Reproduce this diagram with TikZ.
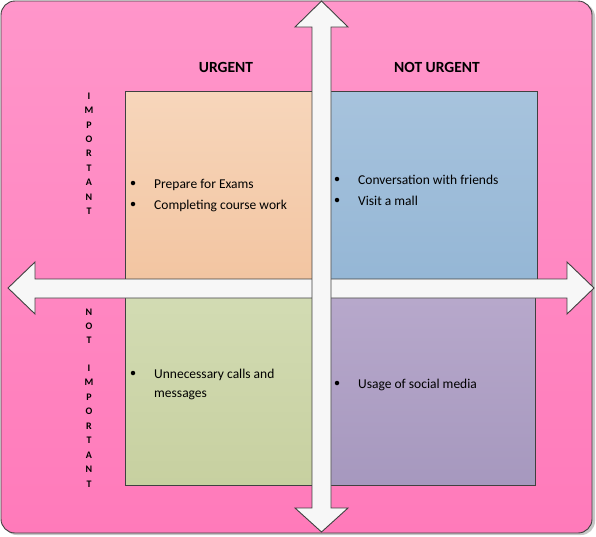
\documentclass[tikz,border=0pt]{standalone}
\usepackage{fontspec}
\setmainfont{Carlito}
\definecolor{pinktop}{RGB}{255,150,202}
\definecolor{pinkbot}{RGB}{255,122,186}
\definecolor{peachtop}{RGB}{247,214,187}
\definecolor{peachbot}{RGB}{242,196,160}
\definecolor{bluetop}{RGB}{167,195,221}
\definecolor{bluebot}{RGB}{148,182,213}
\definecolor{sagetop}{RGB}{211,220,180}
\definecolor{sagebot}{RGB}{199,208,160}
\definecolor{lilactop}{RGB}{184,169,204}
\definecolor{lilacbot}{RGB}{166,152,190}
\definecolor{edgegray}{RGB}{64,64,64}
\definecolor{arrowfill}{RGB}{247,247,247}
\tikzset{
  quadbox/.style={draw=edgegray, line width=0.9pt, inner sep=0, anchor=north west},
  itemtext/.style={anchor=base west, inner sep=0, font=\fontsize{13.5}{15}\selectfont},
  itemdot/.style={circle, fill=black, inner sep=0, minimum size=4.5pt},
  heading/.style={anchor=base, inner sep=0, font=\fontsize{15.5}{16}\selectfont\bfseries},
  stackletter/.style={inner sep=0, font=\fontsize{10}{10}\selectfont\bfseries},
  bigarrow/.style={fill=arrowfill, draw=edgegray, line width=0.9pt, line join=miter},
}
\begin{document}
\begin{tikzpicture}[x=1pt, y=-1pt]
  \useasboundingbox (0,0) rectangle (596,536);
  % frame
  \fill[gray!45, rounded corners=14pt] (3,3) rectangle (595,535);
  \shadedraw[top color=pinktop, bottom color=pinkbot, draw=edgegray, line width=0.9pt, rounded corners=14pt] (1,1) rectangle (592,533);

  % quadrants
  \node[quadbox, top color=peachtop, bottom color=peachbot, minimum width=196pt, minimum height=197pt] (urgimp) at (125,91) {};
  \node[quadbox, top color=bluetop, bottom color=bluebot, minimum width=216pt, minimum height=197pt] (noturgimp) at (321,91) {};
  \node[quadbox, top color=sagetop, bottom color=sagebot, minimum width=196pt, minimum height=197pt] (urgnotimp) at (125,288) {};
  \node[quadbox, top color=lilactop, bottom color=lilacbot, minimum width=214pt, minimum height=197pt] (noturgnotimp) at (321,288) {};

  % axes
  \filldraw[bigarrow] (8,288) -- (35,262) -- (35,279) -- (567,279) -- (567,262) -- (594,288)
    -- (567,314) -- (567,298) -- (35,298) -- (35,314) -- cycle;
  \filldraw[bigarrow] (321.5,1) -- (348,27) -- (331,27) -- (331,508) -- (348,508) -- (321.5,532)
    -- (295,508) -- (312,508) -- (312,27) -- (295,27) -- cycle;

  % headings
  \node[heading] (urgent) at (226,72) {URGENT};
  \node[heading] (noturgent) at (437,72) {NOT URGENT};
  \foreach \ch [count=\i] in {I,M,P,O,R,T,A,N,T}
    \node[stackletter] (imp\i) at (89,{96+14.4*(\i-1)}) {\ch};
  \foreach \ch [count=\i] in {N,O,T}
    \node[stackletter] (notw\i) at (89,{312+14.3*(\i-1)}) {\ch};
  \foreach \ch [count=\i] in {I,M,P,O,R,T,A,N,T}
    \node[stackletter] (nimp\i) at (89,{368+14.5*(\i-1)}) {\ch};

  % items
  \node[itemdot] (d1) at (133,183) {};
  \node[itemtext] (t1) at (154,188) {Prepare for Exams};
  \node[itemdot] (d2) at (133,204) {};
  \node[itemtext] (t2) at (154,209) {Completing course work};
  \node[itemdot] (d3) at (337,179) {};
  \node[itemtext] (t3) at (358,184) {Conversation with friends};
  \node[itemdot] (d4) at (337,200) {};
  \node[itemtext] (t4) at (358,205) {Visit a mall};
  \node[itemdot] (d5) at (133,373) {};
  \node[itemtext] (t5) at (154,378) {Unnecessary calls and};
  \node[itemtext] (t5b) at (154,397) {messages};
  \node[itemdot] (d6) at (337,383) {};
  \node[itemtext] (t6) at (358,388) {Usage of social media};
\end{tikzpicture}
\end{document}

━━━━

TASK PROMPT :: Leave out the pictures and restate everything else word for word.

WRITTEN SOLUTION ::
Reproduce this diagram with TikZ.
\documentclass[tikz,border=0pt]{standalone}
\usepackage{fontspec}
\setmainfont{Carlito}
\definecolor{pinktop}{RGB}{255,150,202}
\definecolor{pinkbot}{RGB}{255,122,186}
\definecolor{peachtop}{RGB}{247,214,187}
\definecolor{peachbot}{RGB}{242,196,160}
\definecolor{bluetop}{RGB}{167,195,221}
\definecolor{bluebot}{RGB}{148,182,213}
\definecolor{sagetop}{RGB}{211,220,180}
\definecolor{sagebot}{RGB}{199,208,160}
\definecolor{lilactop}{RGB}{184,169,204}
\definecolor{lilacbot}{RGB}{166,152,190}
\definecolor{edgegray}{RGB}{64,64,64}
\definecolor{arrowfill}{RGB}{247,247,247}
\tikzset{
  quadbox/.style={draw=edgegray, line width=0.9pt, inner sep=0, anchor=north west},
  itemtext/.style={anchor=base west, inner sep=0, font=\fontsize{13.5}{15}\selectfont},
  itemdot/.style={circle, fill=black, inner sep=0, minimum size=4.5pt},
  heading/.style={anchor=base, inner sep=0, font=\fontsize{15.5}{16}\selectfont\bfseries},
  stackletter/.style={inner sep=0, font=\fontsize{10}{10}\selectfont\bfseries},
  bigarrow/.style={fill=arrowfill, draw=edgegray, line width=0.9pt, line join=miter},
}
\begin{document}
\begin{tikzpicture}[x=1pt, y=-1pt]
  \useasboundingbox (0,0) rectangle (596,536);
  % frame
  \fill[gray!45, rounded corners=14pt] (3,3) rectangle (595,535);
  \shadedraw[top color=pinktop, bottom color=pinkbot, draw=edgegray, line width=0.9pt, rounded corners=14pt] (1,1) rectangle (592,533);

  % quadrants
  \node[quadbox, top color=peachtop, bottom color=peachbot, minimum width=196pt, minimum height=197pt] (urgimp) at (125,91) {};
  \node[quadbox, top color=bluetop, bottom color=bluebot, minimum width=216pt, minimum height=197pt] (noturgimp) at (321,91) {};
  \node[quadbox, top color=sagetop, bottom color=sagebot, minimum width=196pt, minimum height=197pt] (urgnotimp) at (125,288) {};
  \node[quadbox, top color=lilactop, bottom color=lilacbot, minimum width=214pt, minimum height=197pt] (noturgnotimp) at (321,288) {};

  % axes
  \filldraw[bigarrow] (8,288) -- (35,262) -- (35,279) -- (567,279) -- (567,262) -- (594,288)
    -- (567,314) -- (567,298) -- (35,298) -- (35,314) -- cycle;
  \filldraw[bigarrow] (321.5,1) -- (348,27) -- (331,27) -- (331,508) -- (348,508) -- (321.5,532)
    -- (295,508) -- (312,508) -- (312,27) -- (295,27) -- cycle;

  % headings
  \node[heading] (urgent) at (226,72) {URGENT};
  \node[heading] (noturgent) at (437,72) {NOT URGENT};
  \foreach \ch [count=\i] in {I,M,P,O,R,T,A,N,T}
    \node[stackletter] (imp\i) at (89,{96+14.4*(\i-1)}) {\ch};
  \foreach \ch [count=\i] in {N,O,T}
    \node[stackletter] (notw\i) at (89,{312+14.3*(\i-1)}) {\ch};
  \foreach \ch [count=\i] in {I,M,P,O,R,T,A,N,T}
    \node[stackletter] (nimp\i) at (89,{368+14.5*(\i-1)}) {\ch};

  % items
  \node[itemdot] (d1) at (133,183) {};
  \node[itemtext] (t1) at (154,188) {Prepare for Exams};
  \node[itemdot] (d2) at (133,204) {};
  \node[itemtext] (t2) at (154,209) {Completing course work};
  \node[itemdot] (d3) at (337,179) {};
  \node[itemtext] (t3) at (358,184) {Conversation with friends};
  \node[itemdot] (d4) at (337,200) {};
  \node[itemtext] (t4) at (358,205) {Visit a mall};
  \node[itemdot] (d5) at (133,373) {};
  \node[itemtext] (t5) at (154,378) {Unnecessary calls and};
  \node[itemtext] (t5b) at (154,397) {messages};
  \node[itemdot] (d6) at (337,383) {};
  \node[itemtext] (t6) at (358,388) {Usage of social media};
\end{tikzpicture}
\end{document}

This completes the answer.